__Brief__.
Scan the entries for the string "this" and give the number of lines that have it, nothing further.
**** Provided records ****
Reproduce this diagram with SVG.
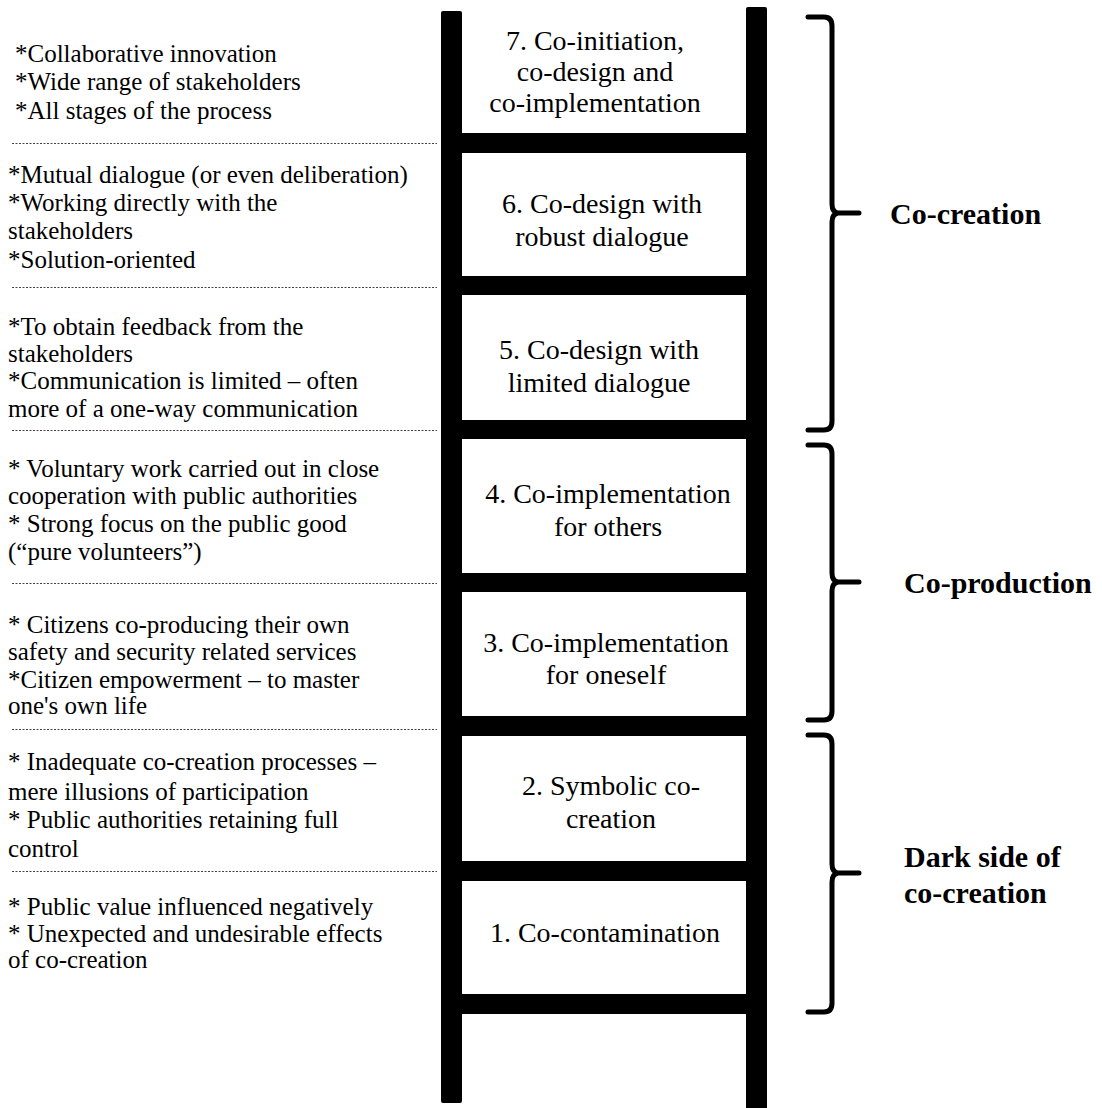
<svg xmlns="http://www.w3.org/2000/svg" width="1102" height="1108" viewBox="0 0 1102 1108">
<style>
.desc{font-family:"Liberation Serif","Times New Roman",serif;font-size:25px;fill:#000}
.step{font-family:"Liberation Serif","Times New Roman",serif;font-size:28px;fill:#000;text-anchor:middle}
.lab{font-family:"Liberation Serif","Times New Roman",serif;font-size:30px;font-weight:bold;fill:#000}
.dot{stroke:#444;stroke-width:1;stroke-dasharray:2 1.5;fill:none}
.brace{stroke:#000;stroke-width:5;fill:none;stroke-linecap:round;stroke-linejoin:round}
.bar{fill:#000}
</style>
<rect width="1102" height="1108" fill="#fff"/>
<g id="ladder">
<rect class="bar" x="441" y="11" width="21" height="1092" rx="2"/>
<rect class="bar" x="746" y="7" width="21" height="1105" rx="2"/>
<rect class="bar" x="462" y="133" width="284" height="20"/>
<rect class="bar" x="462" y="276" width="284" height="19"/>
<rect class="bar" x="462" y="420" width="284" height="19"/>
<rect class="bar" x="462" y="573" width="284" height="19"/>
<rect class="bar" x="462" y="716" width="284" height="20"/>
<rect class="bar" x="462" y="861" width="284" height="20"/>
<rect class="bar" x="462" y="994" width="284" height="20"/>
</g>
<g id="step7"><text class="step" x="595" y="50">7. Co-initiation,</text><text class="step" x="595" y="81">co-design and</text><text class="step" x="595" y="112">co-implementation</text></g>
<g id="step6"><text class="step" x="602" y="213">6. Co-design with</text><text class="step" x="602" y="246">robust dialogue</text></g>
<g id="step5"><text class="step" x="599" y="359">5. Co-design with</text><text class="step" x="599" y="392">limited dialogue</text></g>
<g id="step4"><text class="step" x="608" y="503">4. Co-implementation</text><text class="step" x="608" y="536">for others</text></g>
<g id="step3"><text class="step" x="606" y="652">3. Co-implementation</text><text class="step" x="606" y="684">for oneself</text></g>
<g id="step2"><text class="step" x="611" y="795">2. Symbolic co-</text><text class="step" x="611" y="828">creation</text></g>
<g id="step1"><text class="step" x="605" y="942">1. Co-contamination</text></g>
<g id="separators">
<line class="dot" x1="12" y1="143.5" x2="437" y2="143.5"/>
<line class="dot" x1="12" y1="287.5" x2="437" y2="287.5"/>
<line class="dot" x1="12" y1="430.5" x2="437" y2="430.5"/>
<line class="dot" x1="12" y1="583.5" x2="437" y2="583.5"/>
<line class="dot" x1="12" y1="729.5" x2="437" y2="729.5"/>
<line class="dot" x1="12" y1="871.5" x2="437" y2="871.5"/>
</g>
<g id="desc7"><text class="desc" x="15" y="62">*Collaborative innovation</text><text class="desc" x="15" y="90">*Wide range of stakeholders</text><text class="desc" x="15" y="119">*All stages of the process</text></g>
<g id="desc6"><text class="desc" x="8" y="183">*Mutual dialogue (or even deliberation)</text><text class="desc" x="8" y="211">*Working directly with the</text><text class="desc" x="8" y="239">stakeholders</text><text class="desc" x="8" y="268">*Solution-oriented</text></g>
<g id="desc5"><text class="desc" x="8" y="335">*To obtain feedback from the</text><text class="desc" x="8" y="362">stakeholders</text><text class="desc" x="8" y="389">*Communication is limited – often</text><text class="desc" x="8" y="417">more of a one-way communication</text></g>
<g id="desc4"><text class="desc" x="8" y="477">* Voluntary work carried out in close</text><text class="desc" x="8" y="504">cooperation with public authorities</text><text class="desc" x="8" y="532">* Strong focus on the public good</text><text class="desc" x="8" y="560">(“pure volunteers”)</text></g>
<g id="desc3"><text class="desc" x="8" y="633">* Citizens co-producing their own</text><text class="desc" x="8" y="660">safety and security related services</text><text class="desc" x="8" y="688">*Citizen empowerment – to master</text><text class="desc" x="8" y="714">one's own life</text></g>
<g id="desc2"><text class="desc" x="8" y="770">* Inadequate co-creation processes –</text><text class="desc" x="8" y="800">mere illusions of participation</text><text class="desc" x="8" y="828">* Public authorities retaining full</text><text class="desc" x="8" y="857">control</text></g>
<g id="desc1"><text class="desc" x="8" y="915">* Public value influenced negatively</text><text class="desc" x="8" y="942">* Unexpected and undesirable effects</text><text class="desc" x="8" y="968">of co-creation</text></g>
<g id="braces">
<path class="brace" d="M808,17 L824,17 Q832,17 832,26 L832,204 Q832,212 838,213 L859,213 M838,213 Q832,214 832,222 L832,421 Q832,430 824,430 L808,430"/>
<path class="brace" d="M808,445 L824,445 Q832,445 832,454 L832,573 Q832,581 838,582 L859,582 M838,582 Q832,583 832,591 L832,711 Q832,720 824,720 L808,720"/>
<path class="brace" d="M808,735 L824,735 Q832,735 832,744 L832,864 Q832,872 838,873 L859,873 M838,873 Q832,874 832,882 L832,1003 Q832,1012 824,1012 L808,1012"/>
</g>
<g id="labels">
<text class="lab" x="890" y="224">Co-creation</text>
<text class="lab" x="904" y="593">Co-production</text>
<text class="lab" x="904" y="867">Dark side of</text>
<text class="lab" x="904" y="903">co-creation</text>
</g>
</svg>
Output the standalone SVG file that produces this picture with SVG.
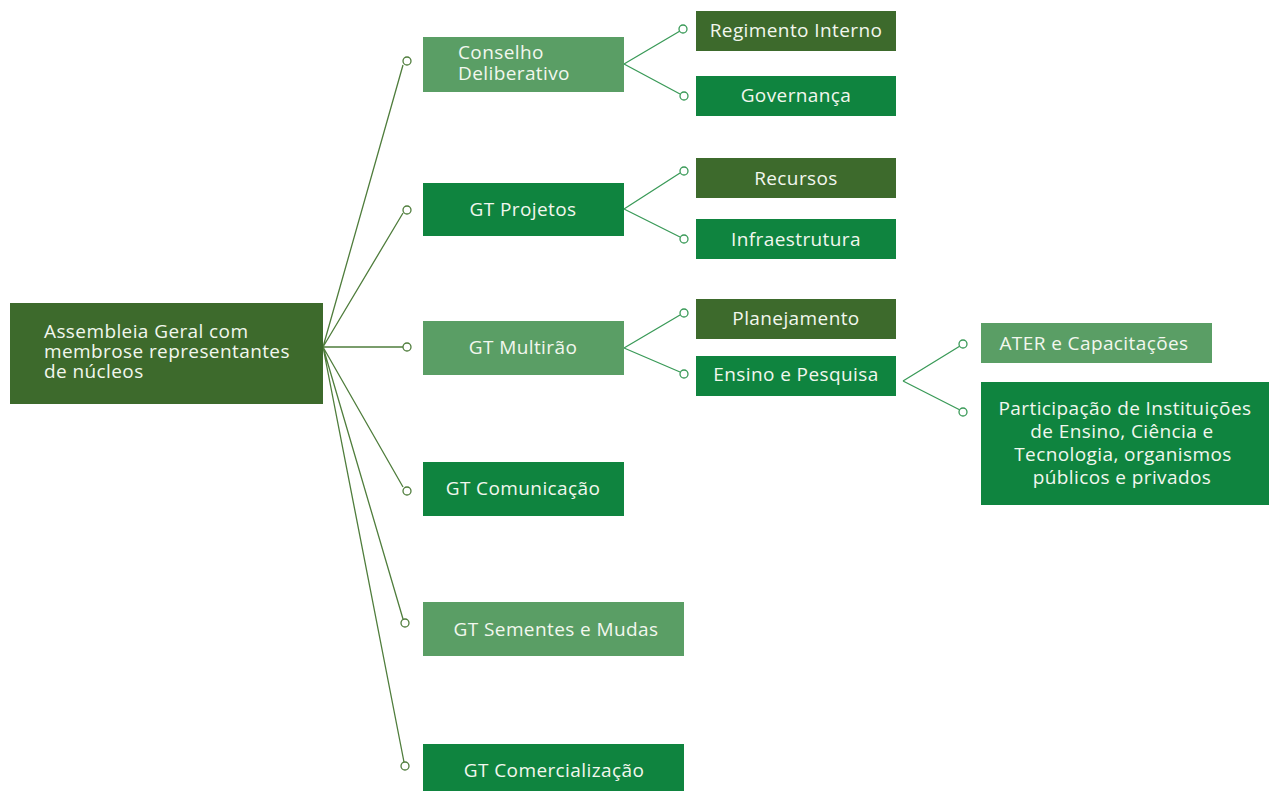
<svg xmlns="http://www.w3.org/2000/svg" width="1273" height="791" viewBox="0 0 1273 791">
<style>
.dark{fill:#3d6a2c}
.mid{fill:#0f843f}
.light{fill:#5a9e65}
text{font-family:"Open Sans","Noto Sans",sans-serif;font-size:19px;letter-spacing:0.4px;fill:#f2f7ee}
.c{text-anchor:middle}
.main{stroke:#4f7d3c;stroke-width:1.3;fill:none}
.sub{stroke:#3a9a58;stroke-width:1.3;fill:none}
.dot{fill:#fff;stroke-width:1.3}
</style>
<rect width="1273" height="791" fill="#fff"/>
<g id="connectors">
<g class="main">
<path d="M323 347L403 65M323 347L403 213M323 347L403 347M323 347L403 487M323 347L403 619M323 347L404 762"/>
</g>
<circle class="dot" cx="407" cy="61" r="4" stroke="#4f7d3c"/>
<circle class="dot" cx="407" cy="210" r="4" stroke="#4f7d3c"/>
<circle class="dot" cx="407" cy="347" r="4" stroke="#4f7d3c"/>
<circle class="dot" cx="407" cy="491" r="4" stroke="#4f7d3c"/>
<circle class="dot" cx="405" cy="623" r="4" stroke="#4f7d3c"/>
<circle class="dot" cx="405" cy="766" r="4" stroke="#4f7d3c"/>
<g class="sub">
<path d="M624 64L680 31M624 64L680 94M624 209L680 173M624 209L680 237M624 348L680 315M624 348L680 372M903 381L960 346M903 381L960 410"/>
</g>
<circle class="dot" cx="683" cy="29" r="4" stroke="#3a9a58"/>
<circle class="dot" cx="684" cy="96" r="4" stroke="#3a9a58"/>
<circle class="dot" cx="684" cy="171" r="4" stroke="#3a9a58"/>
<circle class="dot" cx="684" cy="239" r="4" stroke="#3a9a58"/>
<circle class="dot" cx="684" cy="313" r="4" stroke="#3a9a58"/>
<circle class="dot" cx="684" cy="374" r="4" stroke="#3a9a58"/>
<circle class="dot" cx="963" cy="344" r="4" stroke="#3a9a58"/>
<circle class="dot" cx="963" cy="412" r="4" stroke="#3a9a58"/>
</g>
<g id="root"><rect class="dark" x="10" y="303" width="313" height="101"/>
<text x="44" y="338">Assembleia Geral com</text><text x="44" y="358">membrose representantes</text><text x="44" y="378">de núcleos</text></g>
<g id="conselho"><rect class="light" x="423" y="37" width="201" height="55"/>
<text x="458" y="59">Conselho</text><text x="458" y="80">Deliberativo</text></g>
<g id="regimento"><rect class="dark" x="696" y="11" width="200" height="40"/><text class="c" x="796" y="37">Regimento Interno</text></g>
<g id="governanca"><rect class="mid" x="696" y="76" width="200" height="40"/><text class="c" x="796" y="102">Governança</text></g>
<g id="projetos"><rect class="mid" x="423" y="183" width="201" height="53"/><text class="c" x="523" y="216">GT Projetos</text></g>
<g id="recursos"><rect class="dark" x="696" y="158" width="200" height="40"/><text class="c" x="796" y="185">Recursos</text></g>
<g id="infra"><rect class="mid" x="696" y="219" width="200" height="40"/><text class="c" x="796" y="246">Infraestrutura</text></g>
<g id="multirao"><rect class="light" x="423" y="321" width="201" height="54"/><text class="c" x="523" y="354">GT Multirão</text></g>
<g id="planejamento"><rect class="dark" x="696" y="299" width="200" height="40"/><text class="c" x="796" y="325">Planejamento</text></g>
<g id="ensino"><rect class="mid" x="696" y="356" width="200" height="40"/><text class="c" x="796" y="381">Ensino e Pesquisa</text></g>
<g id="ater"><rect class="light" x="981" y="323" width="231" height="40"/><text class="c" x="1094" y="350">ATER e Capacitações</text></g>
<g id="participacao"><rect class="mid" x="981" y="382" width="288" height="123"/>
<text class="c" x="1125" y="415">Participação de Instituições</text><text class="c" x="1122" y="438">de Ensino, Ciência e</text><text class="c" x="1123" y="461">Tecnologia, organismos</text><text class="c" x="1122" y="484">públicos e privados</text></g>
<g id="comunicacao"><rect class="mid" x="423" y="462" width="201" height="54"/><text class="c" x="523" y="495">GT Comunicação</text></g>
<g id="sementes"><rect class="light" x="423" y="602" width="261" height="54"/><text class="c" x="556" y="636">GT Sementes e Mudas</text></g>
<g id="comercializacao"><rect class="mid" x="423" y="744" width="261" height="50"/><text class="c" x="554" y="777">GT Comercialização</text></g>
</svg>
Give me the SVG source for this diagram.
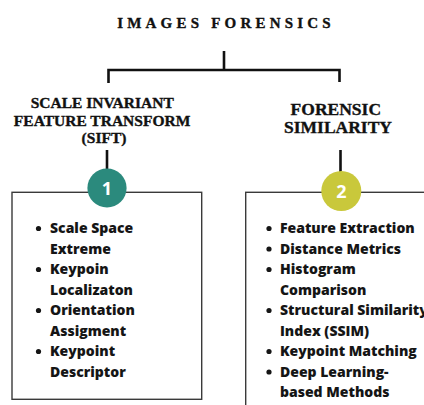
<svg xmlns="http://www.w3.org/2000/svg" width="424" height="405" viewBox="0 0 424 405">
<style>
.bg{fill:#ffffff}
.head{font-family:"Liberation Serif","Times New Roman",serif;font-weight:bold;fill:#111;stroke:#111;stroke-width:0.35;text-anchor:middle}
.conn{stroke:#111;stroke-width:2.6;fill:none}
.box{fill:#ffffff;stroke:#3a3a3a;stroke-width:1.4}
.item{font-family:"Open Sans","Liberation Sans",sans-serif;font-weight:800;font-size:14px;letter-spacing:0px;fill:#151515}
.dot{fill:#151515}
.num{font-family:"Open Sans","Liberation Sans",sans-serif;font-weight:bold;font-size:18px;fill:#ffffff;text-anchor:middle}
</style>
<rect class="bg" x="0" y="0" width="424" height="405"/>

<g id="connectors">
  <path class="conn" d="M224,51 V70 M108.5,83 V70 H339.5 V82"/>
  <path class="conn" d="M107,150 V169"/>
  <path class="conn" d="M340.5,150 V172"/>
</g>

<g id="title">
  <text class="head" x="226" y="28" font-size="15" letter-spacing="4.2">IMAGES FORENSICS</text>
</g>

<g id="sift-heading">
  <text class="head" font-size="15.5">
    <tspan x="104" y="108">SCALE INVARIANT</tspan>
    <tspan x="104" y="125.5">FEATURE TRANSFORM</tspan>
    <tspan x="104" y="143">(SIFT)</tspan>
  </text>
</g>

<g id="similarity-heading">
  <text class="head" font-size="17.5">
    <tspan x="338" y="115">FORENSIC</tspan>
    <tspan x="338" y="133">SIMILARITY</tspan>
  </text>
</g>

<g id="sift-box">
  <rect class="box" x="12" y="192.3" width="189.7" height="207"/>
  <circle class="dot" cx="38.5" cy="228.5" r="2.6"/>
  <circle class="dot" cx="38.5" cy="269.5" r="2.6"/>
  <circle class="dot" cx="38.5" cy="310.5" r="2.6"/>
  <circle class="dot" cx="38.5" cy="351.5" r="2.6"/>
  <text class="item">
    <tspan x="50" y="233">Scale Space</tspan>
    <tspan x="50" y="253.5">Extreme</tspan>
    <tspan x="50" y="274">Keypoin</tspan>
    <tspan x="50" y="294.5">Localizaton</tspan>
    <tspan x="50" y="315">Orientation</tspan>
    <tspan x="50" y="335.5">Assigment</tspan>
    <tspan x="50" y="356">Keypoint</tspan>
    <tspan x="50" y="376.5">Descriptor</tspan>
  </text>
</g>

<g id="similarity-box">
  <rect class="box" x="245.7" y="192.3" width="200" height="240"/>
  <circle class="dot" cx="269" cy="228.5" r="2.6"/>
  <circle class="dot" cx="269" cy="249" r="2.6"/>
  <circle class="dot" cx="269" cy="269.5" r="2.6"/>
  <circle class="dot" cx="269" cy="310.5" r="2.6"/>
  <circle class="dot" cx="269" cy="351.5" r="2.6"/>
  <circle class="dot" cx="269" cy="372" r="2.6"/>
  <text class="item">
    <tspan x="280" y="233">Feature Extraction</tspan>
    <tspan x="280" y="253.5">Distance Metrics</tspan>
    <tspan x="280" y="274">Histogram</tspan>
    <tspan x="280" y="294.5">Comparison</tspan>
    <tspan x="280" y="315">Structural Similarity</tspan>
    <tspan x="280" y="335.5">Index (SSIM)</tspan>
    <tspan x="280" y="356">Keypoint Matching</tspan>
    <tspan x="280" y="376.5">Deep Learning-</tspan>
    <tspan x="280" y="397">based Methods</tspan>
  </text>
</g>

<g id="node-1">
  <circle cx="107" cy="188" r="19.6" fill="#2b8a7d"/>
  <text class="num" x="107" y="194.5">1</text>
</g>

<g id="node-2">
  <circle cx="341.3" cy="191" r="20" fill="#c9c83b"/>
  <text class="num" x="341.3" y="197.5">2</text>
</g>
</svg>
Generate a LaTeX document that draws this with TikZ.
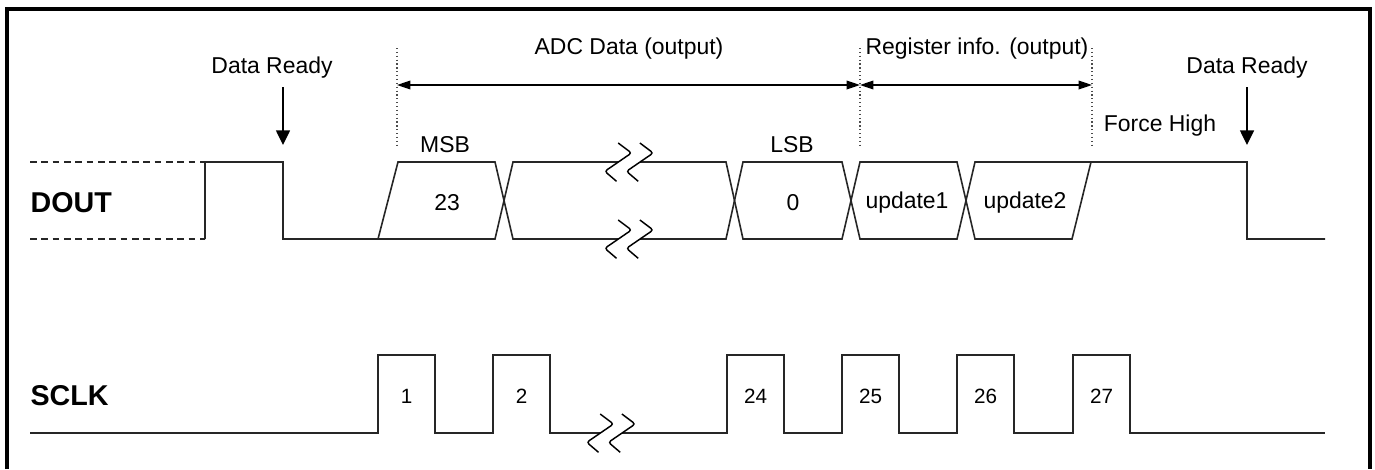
****
__Answer to the task__.
4